EDITOR’S COLUMN: The get happy tour

In July, I took a vacation without my family for the first time in my life. I wanted to find something that I felt I had lost over the previous year: happiness. 

I know you’ve heard it all before. 2020 comes and everyone gets sad. So I’ll skip through all the rough patches that hit in that year.

Despite the rough year I had between the ears, I was apparently pretty good for the Torch. They promoted me to this position when I applied for it. I was going to achieve the main goal I set for myself when I joined this paper. I should’ve been happy.

To my dismay, I wasn’t.

When I realized this, I knew I had to do something. I needed to be in the right spot mentally to take on the challenge of this position, and to handle the schedule that I had given myself for my senior year. So I entered the summer with one goal: to get happy.

There were a few things I planned on doing to find happiness again. Each relating to the previous year’s struggles.

First was fighting the feeling of being trapped. Obviously in 2020 you understand why one would feel trapped, but beyond that, there was the trapped feeling that came with my job.

The last two summers I had worked for the Lowell Ledger, writing roughly 40 stories about various things. Taking up to four story assignments every week to make extra money is one of the easiest ways to burn yourself out and ruin your weekends. 

I didn’t have much time to dedicate to traveling, and the time that I did have was filled with the work that needed to be done for the paper. So I changed that. Instead I chose to take zero jobs, and I focused on being with my family and working on my childhood home.

Now that was an extreme measure, especially for a college senior who is getting an apartment for the first time in his life. Admittedly, I’m a little tight on money. To me, though, the benefits outweighed the financial downsides.

The first two months I spent at home I focused on my body. Being in the dorms with no desire to go any other place beyond the Torch office meant that I was too skinny, weak and reliant on a diet that consisted of an unhealthy amount of peanut butter. So I used my time at home to learn how to cook and eat a more diverse range of foods.

Along with that, I started working out with the one person that I new would make fun of me, yet still encourage me as a personal trainer: my sister. I’m not really sure how, but our relationship improved. We managed to enhance our stereotypical brother sister relationship through her pushing me while we worked out.

That was the first thing that really made me happy.

July came and suddenly I found myself traveling with my best friend to Omaha, Nebraska where he had an internship with a baseball team. I spent a week with him running around the cities of both Omaha and Lincoln for the 4th of July.

I then travelled to southern Wisconsin to stay with my cousin, his wife and their daughter. It was the one place I felt like I could talk to people about how I’ve been feeling without fear of making them sad. They provided an outlet for me to pour out the feelings that I’ve been keeping in for the better part of 15 months.

Driving the long way, I had ten hours to reflect on the two week trip. There were two cages that I felt were opened for me. The first being the cage of feeling stuck. I had travelled over a thousand miles halfway across the country and back. My mental struggles resided in the second cage. 

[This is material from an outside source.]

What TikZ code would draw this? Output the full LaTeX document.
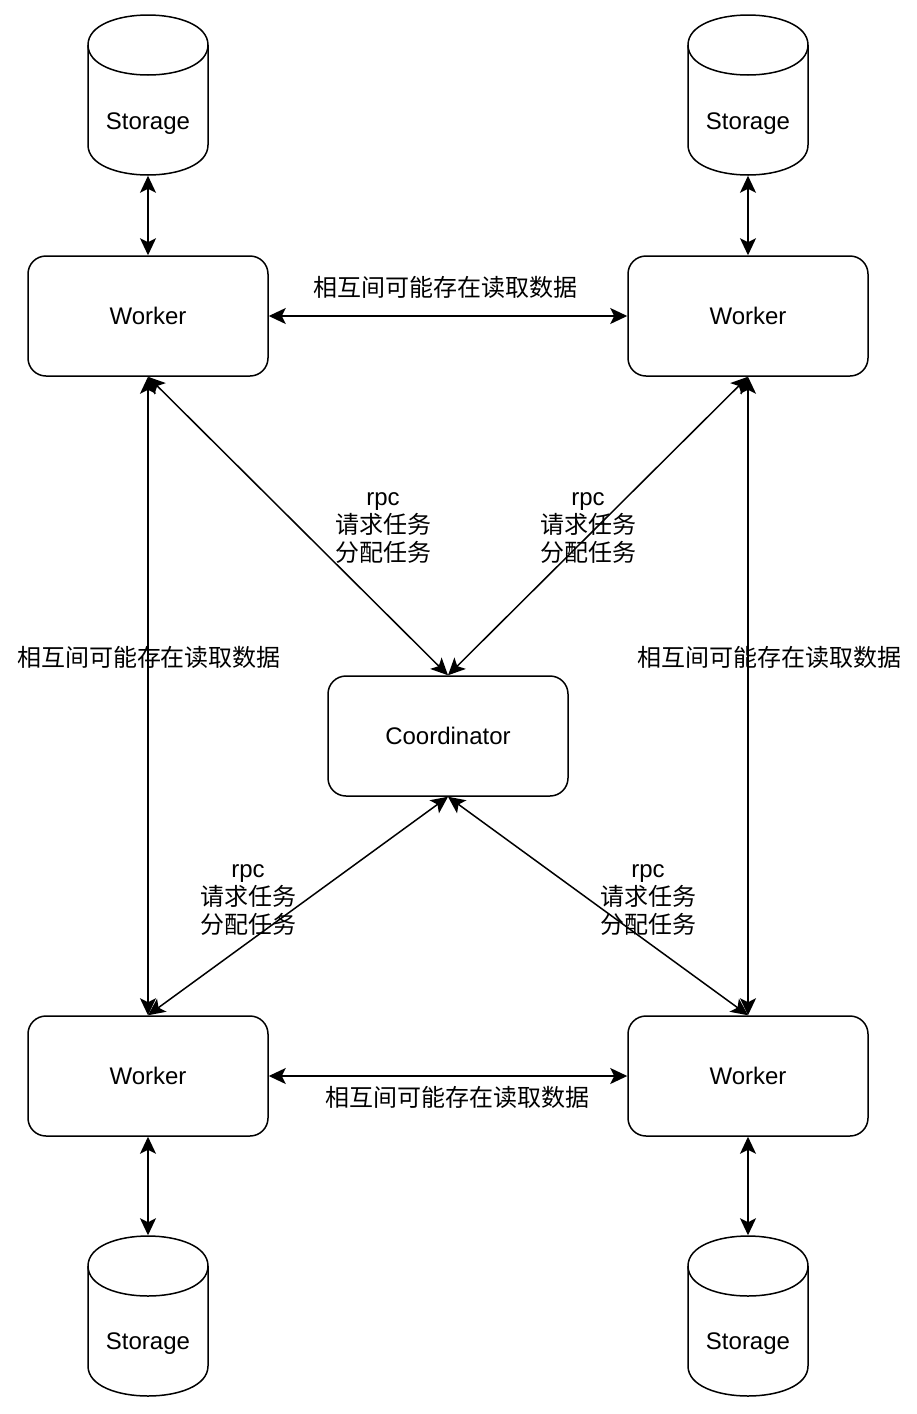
\documentclass[tikz,border=0pt]{standalone}
\usepackage{fontspec}
\setmainfont{Liberation Sans}
\newfontfamily\cjk{Noto Sans CJK SC}
\usetikzlibrary{arrows.meta}
\newcommand{\mycyl}[2]{%
  \draw ({#1},{#2+30}) .. controls ({#1},{#2-10}) and ({#1+120},{#2-10}) .. ({#1+120},{#2+30})
    -- ({#1+120},{#2+130}) .. controls ({#1+120},{#2+170}) and ({#1},{#2+170}) .. ({#1},{#2+130}) -- cycle;
  \draw ({#1},{#2+30}) .. controls ({#1},{#2+70}) and ({#1+120},{#2+70}) .. ({#1+120},{#2+30});
}
\begin{document}
\begin{tikzpicture}[x=1pt,y=-1pt, line width=1.5pt,
  font=\fontsize{24}{28}\selectfont,
  box/.style={draw, rounded corners=18pt, minimum width=240pt, minimum height=120pt, inner sep=0pt},
  stor/.style={minimum width=120pt, minimum height=160pt, inner sep=0pt},
  link/.style={{Stealth[length=17pt,width=16pt,inset=4pt]}-{Stealth[length=17pt,width=16pt,inset=4pt]}},
  lbl/.style={align=center, inner sep=0pt}]
\useasboundingbox[fill=white] (0,0) rectangle (916,1414);

% storages
\mycyl{88}{15}
\mycyl{688}{15}
\mycyl{88}{1236}
\mycyl{688}{1236}
\node[stor] (s1) at (148,95) {};
\node[stor] (s2) at (748,95) {};
\node[stor] (s3) at (148,1316) {};
\node[stor] (s4) at (748,1316) {};
\node (t1) at ([yshift=-28.5pt]s1.center) {Storage};
\node (t2) at ([yshift=-28.5pt]s2.center) {Storage};
\node (t3) at ([yshift=-28pt]s3.center) {Storage};
\node (t4) at ([yshift=-28pt]s4.center) {Storage};

% boxes
\node[box] (w1) at (148,316) {Worker};
\node[box] (w2) at (748,316) {Worker};
\node[box] (co) at (448,736) {Coordinator};
\node[box] (w3) at (148,1076) {Worker};
\node[box] (w4) at (748,1076) {Worker};

% connectors
\draw[link] (s1.south) -- (w1.north);
\draw[link] (s2.south) -- (w2.north);
\draw[link] (w3.south) -- (s3.north);
\draw[link] (w4.south) -- (s4.north);
\draw[link] (w1.east) -- (w2.west);
\draw[link] (w3.east) -- (w4.west);
\draw[link] (w1.south) -- (w3.north);
\draw[link] (w2.south) -- (w4.north);
\draw[link] (w1.south) -- (co.north);
\draw[link] (w2.south) -- (co.north);
\draw[link] (co.south) -- (w3.north);
\draw[link] (co.south) -- (w4.north);

% labels
\node[lbl] (l1) at (445,287) {\cjk 相互间可能存在读取数据};
\node[lbl] (l2) at (457,1097) {\cjk 相互间可能存在读取数据};
\node[lbl] (l3) at (149,657) {\cjk 相互间可能存在读取数据};
\node[lbl] (l4) at (769,657) {\cjk 相互间可能存在读取数据};
\node[lbl] (r1) at (383,528.5) {rpc\\{\cjk 请求任务}\\{\cjk 分配任务}};
\node[lbl] (r2) at (588,528.5) {rpc\\{\cjk 请求任务}\\{\cjk 分配任务}};
\node[lbl] (r3) at (248,900.5) {rpc\\{\cjk 请求任务}\\{\cjk 分配任务}};
\node[lbl] (r4) at (648,900.5) {rpc\\{\cjk 请求任务}\\{\cjk 分配任务}};
\end{tikzpicture}
\end{document}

It was the first time in years where the sole person I was trying to keep happy and safe was me. I realized that my mental state was too reliant on how others were feeling. If others were happy, then I was happy. If they were sad, I was sad. 

Trying to get everyone else happy, bosses, co-workers, friends, family, professors, that random guy who was on the other side of the dorm wall, exhausted me to the point of breaking down. I didn’t allow myself to feel happy for my own accomplishments.

Having two weeks to take care of myself allowed me to clear my head and come to terms with the side of myself that feels the need to please others. I’m happy that it’s there, of course. Ultimately, my goal is to make sure I can make everyone I’m close with happy. But learning how to manage it and begin to enjoy what I’m doing again has been imperative to me getting happy again.

I’m not 100% back to where I was prior to everything happening. I’m not sure if I’ll ever be, but having the summer tour to make progress has allowed me to enter my senior year with the best mindset I’ve had since my sophomore year.